Problem Description
Given an array of integers where each element is either a positive integer or -1, the goal is to determine the "last visited integer" for each occurrence of -1. Process the array from left to right using an auxiliary array called seen, where every positive integer is prepended. For each -1 encountered, count the number of consecutive -1’s (including the current one) as k; if k is within the bounds of seen, append the k-th element from seen to the answer array, otherwise append -1.
Key Insights
- Maintain a list (seen) that stores positive integers in reverse order of their appearance.
- Use a counter to track the number of consecutive -1's.
- Reset the consecutive -1 counter whenever a positive integer is encountered.

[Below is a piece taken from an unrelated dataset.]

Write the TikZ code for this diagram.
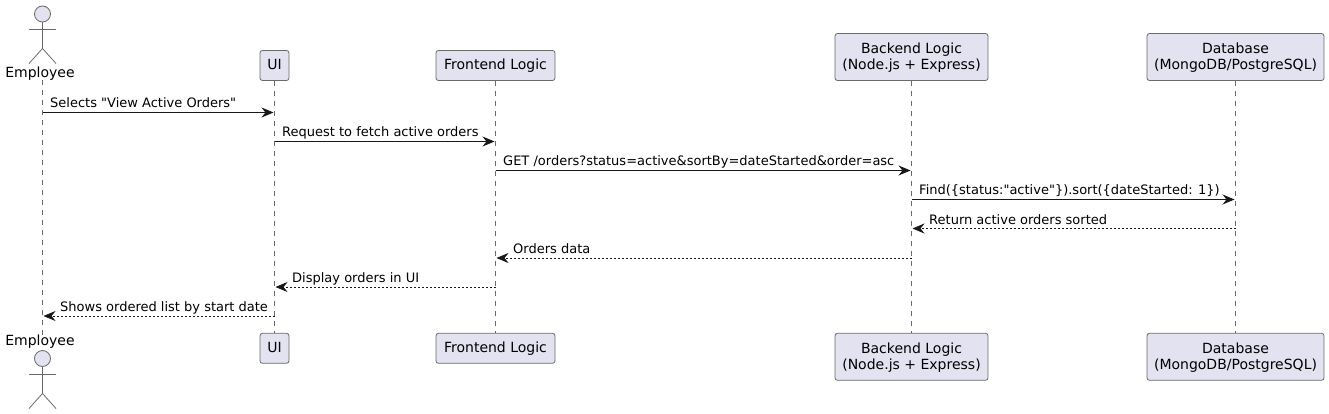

- For each -1, use the counter to determine which element from seen to pick (if available) or output -1 if the counter exceeds the length of seen.
Space and Time Complexity
Time Complexity: O(n) since we process each element in the array once. Space Complexity: O(n) for storing the seen and answer arrays.
Solution
The solution involves a single pass over the input array. As you iterate:
- For a positive integer, prepend it to the seen list and reset the consecutive -1 counter.
- For each -1, increment the counter. If the counter is less than or equal to the length of seen, retrieve the element at position (counter - 1) from seen and append it to the answer; otherwise, append -1. This approach uses simple list operations and a counter to simulate the required behavior.